(EXERCISE PROMPT):
Do not include the pictures; repeat the rest of the data exactly.

(DATA):
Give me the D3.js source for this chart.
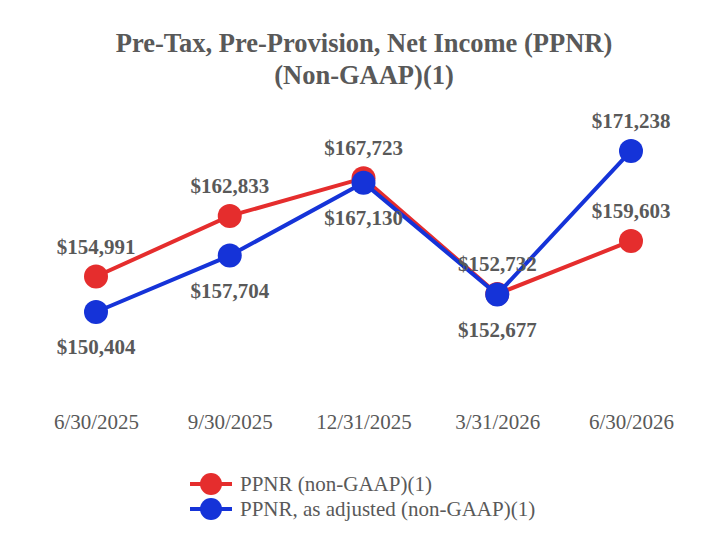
<!DOCTYPE html>
<html>
<head>
<meta charset="utf-8">
<script src="https://cdn.jsdelivr.net/npm/d3@7"></script>
<style>
  body { margin: 0; background: #fff; }
  svg { display: block; }
  svg text { font-family: 'Liberation Serif', 'DejaVu Serif', serif; }
</style>
</head>
<body>
<div id="chart"></div>
<script>
// Data
const categories = ['6/30/2025', '9/30/2025', '12/31/2025', '3/31/2026', '6/30/2026'];
const ppnr = [154991, 162833, 167723, 152732, 159603];
const ppnrAdjusted = [150404, 157704, 167130, 152677, 171238];
const seriesNames = ['PPNR (non-GAAP)(1)', 'PPNR, as adjusted (non-GAAP)(1)'];
const titleLines = ['Pre-Tax, Pre-Provision, Net Income (PPNR)', '(Non-GAAP)(1)'];

const width = 728, height = 556;
const red = '#e52d2d', blue = '#1533d8', grey = '#595959';

const svg = d3.select('#chart').append('svg')
  .attr('width', width)
  .attr('height', height);

// Title
svg.append('g').selectAll('text')
  .data(titleLines)
  .enter().append('text')
  .attr('x', width / 2)
  .attr('y', (d, i) => 52 + i * 32)
  .attr('text-anchor', 'middle')
  .style('font-weight', 'bold')
  .style('font-size', '26.5px')
  .attr('fill', grey)
  .text(d => d);

// Scales
const x = d3.scalePoint()
  .domain(categories)
  .range([96, 631]);

const y = d3.scaleLinear()
  .domain([140000, 175000])
  .range([392.4, 121.9]);

// X axis labels only (no line / ticks)
const xAxis = svg.append('g')
  .attr('transform', 'translate(0,414)')
  .call(d3.axisBottom(x).tickSize(0).tickPadding(0));
xAxis.select('.domain').remove();
xAxis.selectAll('text')
  .style('font-size', '21px')
  .attr('fill', grey)
  .attr('dy', '0.71em');

const line = d3.line()
  .x((d, i) => x(categories[i]))
  .y(d => y(d));

const series = [
  { name: seriesNames[0], values: ppnr, color: red },
  { name: seriesNames[1], values: ppnrAdjusted, color: blue }
];

// Lines and markers
series.forEach(s => {
  svg.append('path')
    .datum(s.values)
    .attr('d', line)
    .attr('fill', 'none')
    .attr('stroke', s.color)
    .attr('stroke-width', 4);

  svg.append('g').selectAll('circle')
    .data(s.values)
    .enter().append('circle')
    .attr('cx', (d, i) => x(categories[i]))
    .attr('cy', d => y(d))
    .attr('r', 12)
    .attr('fill', s.color);
});

// Value labels: PPNR above its point; adjusted below unless it is the higher series
series.forEach((s, si) => {
  svg.append('g').selectAll('text')
    .data(s.values)
    .enter().append('text')
    .attr('x', (d, i) => x(categories[i]))
    .attr('y', (d, i) => {
      const above = si === 0 || d > ppnr[i];
      return y(d) + (above ? -30 : 35);
    })
    .attr('dy', '0.35em')
    .attr('text-anchor', 'middle')
    .style('font-weight', 'bold')
    .style('font-size', '21px')
    .attr('fill', grey)
    .text(d => '$' + d3.format(',')(d));
});

// Legend
const legend = svg.append('g')
  .selectAll('g')
  .data(series)
  .enter().append('g')
  .attr('transform', (d, i) => `translate(190,${484 + i * 25})`);

legend.append('line')
  .attr('x1', 0).attr('x2', 42)
  .attr('stroke', d => d.color)
  .attr('stroke-width', 4);
legend.append('circle')
  .attr('cx', 21)
  .attr('r', 11)
  .attr('fill', d => d.color);
legend.append('text')
  .attr('x', 50)
  .attr('dy', '0.35em')
  .style('font-size', '21px')
  .attr('fill', grey)
  .text(d => d.name);
</script>
</body>
</html>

(SOLUTION TO THIS EXERCISE):
Give me the D3.js source for this chart.
<!DOCTYPE html>
<html>
<head>
<meta charset="utf-8">
<script src="https://cdn.jsdelivr.net/npm/d3@7"></script>
<style>
  body { margin: 0; background: #fff; }
  svg { display: block; }
  svg text { font-family: 'Liberation Serif', 'DejaVu Serif', serif; }
</style>
</head>
<body>
<div id="chart"></div>
<script>
// Data
const categories = ['6/30/2025', '9/30/2025', '12/31/2025', '3/31/2026', '6/30/2026'];
const ppnr = [154991, 162833, 167723, 152732, 159603];
const ppnrAdjusted = [150404, 157704, 167130, 152677, 171238];
const seriesNames = ['PPNR (non-GAAP)(1)', 'PPNR, as adjusted (non-GAAP)(1)'];
const titleLines = ['Pre-Tax, Pre-Provision, Net Income (PPNR)', '(Non-GAAP)(1)'];

const width = 728, height = 556;
const red = '#e52d2d', blue = '#1533d8', grey = '#595959';

const svg = d3.select('#chart').append('svg')
  .attr('width', width)
  .attr('height', height);

// Title
svg.append('g').selectAll('text')
  .data(titleLines)
  .enter().append('text')
  .attr('x', width / 2)
  .attr('y', (d, i) => 52 + i * 32)
  .attr('text-anchor', 'middle')
  .style('font-weight', 'bold')
  .style('font-size', '26.5px')
  .attr('fill', grey)
  .text(d => d);

// Scales
const x = d3.scalePoint()
  .domain(categories)
  .range([96, 631]);

const y = d3.scaleLinear()
  .domain([140000, 175000])
  .range([392.4, 121.9]);

// X axis labels only (no line / ticks)
const xAxis = svg.append('g')
  .attr('transform', 'translate(0,414)')
  .call(d3.axisBottom(x).tickSize(0).tickPadding(0));
xAxis.select('.domain').remove();
xAxis.selectAll('text')
  .style('font-size', '21px')
  .attr('fill', grey)
  .attr('dy', '0.71em');

const line = d3.line()
  .x((d, i) => x(categories[i]))
  .y(d => y(d));

const series = [
  { name: seriesNames[0], values: ppnr, color: red },
  { name: seriesNames[1], values: ppnrAdjusted, color: blue }
];

// Lines and markers
series.forEach(s => {
  svg.append('path')
    .datum(s.values)
    .attr('d', line)
    .attr('fill', 'none')
    .attr('stroke', s.color)
    .attr('stroke-width', 4);

  svg.append('g').selectAll('circle')
    .data(s.values)
    .enter().append('circle')
    .attr('cx', (d, i) => x(categories[i]))
    .attr('cy', d => y(d))
    .attr('r', 12)
    .attr('fill', s.color);
});

// Value labels: PPNR above its point; adjusted below unless it is the higher series
series.forEach((s, si) => {
  svg.append('g').selectAll('text')
    .data(s.values)
    .enter().append('text')
    .attr('x', (d, i) => x(categories[i]))
    .attr('y', (d, i) => {
      const above = si === 0 || d > ppnr[i];
      return y(d) + (above ? -30 : 35);
    })
    .attr('dy', '0.35em')
    .attr('text-anchor', 'middle')
    .style('font-weight', 'bold')
    .style('font-size', '21px')
    .attr('fill', grey)
    .text(d => '$' + d3.format(',')(d));
});

// Legend
const legend = svg.append('g')
  .selectAll('g')
  .data(series)
  .enter().append('g')
  .attr('transform', (d, i) => `translate(190,${484 + i * 25})`);

legend.append('line')
  .attr('x1', 0).attr('x2', 42)
  .attr('stroke', d => d.color)
  .attr('stroke-width', 4);
legend.append('circle')
  .attr('cx', 21)
  .attr('r', 11)
  .attr('fill', d => d.color);
legend.append('text')
  .attr('x', 50)
  .attr('dy', '0.35em')
  .style('font-size', '21px')
  .attr('fill', grey)
  .text(d => d.name);
</script>
</body>
</html>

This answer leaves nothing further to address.